In her novel Outlines, Rachel Cusk speaks about this through one of her cerebral and distant characters, saying that “for many women, having a child is their central experience of creativity, and yet the child will never remain a created object unless the sacrifice of herself is absolute”. This character continues, observing that “one day you realize that all this-the house, the husband, the child- isn’t important after all, in fact, is it the exact opposite: you have become a slave, obliterated! The only hope is to make your child and your husband so important in your own mind that your ego has enough sustenance to stay alive”.   

This doesn’t subtract from the fact that for many women, having children is wonderful. They’re amazing mothers who care incredibly deeply about their children while still having an active life outside of their homes. They feel comfortable and satisfied with their life and choices, and find deep gratitude and purpose in helping to raise another human. But regardless of feeling, the act of motherhood beyond the pains of labor is inherently putting another human above yourself. Whether or not you love your child, you become a mother before anything else.

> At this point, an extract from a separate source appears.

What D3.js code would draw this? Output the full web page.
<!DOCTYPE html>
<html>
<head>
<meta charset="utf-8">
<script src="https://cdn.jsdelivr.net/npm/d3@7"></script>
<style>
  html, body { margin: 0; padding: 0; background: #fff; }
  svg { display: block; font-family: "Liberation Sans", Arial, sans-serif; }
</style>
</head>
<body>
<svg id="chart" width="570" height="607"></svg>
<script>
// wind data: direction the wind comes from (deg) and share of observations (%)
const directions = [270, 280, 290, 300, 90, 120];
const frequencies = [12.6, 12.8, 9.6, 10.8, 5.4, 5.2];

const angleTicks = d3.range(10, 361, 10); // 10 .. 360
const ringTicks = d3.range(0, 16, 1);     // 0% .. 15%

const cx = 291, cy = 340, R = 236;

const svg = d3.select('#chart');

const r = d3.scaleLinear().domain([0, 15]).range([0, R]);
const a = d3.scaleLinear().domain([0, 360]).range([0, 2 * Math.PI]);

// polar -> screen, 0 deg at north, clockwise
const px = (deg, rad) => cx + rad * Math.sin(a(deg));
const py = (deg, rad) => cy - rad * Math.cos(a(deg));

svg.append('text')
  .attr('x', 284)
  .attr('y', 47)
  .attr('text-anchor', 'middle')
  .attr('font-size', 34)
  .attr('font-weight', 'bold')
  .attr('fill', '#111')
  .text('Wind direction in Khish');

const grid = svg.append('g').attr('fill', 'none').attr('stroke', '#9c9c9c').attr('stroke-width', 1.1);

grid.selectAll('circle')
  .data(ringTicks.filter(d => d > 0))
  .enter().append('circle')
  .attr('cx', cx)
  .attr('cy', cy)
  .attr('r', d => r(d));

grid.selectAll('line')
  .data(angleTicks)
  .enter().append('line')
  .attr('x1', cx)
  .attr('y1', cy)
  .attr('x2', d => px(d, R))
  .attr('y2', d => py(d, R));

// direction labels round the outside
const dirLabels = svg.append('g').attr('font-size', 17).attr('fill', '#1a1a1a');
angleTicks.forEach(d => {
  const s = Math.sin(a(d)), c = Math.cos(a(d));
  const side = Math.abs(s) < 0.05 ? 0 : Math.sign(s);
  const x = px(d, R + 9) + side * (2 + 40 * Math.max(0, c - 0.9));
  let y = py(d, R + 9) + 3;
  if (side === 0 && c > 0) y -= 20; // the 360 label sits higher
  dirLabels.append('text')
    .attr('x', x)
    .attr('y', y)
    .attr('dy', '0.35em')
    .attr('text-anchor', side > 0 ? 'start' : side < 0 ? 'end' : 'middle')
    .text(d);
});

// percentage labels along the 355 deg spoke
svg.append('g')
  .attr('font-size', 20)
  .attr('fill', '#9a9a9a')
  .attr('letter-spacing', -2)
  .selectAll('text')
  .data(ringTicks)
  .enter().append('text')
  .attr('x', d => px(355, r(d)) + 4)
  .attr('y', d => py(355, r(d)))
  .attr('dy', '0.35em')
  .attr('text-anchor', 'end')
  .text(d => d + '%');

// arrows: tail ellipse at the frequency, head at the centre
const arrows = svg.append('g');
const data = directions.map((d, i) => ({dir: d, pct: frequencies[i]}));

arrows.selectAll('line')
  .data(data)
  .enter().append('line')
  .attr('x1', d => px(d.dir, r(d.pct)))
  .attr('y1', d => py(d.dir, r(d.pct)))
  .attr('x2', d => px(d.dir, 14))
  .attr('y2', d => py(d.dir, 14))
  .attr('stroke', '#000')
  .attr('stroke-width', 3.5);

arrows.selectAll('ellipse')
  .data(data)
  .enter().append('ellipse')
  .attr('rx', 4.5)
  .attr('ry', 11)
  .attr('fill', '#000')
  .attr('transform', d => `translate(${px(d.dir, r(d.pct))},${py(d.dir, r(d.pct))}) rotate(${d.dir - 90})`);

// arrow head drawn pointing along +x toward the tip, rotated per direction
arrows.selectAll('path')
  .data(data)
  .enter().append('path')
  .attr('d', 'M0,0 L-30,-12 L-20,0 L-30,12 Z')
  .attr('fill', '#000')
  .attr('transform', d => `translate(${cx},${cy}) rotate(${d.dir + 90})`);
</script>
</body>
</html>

With any other director, this would’ve been shallow and perfunctory. With Maggie Gyllenhaal, it’s gorgeous. It’s labeled as a psychological thriller, but the real terror lies in the movie’s search for acceptance. Leda looks right at the audience and understands how we grow to resent her so quickly for being a poor mother, keeping us complicit in hypocrisy along with the rest of the world. When this complex subject is coupled with incredible acting, beautiful scenery, and a well-written screenplay, “The Lost Daughter”’s Oscar nominations are no surprise, and I’m excited to follow along.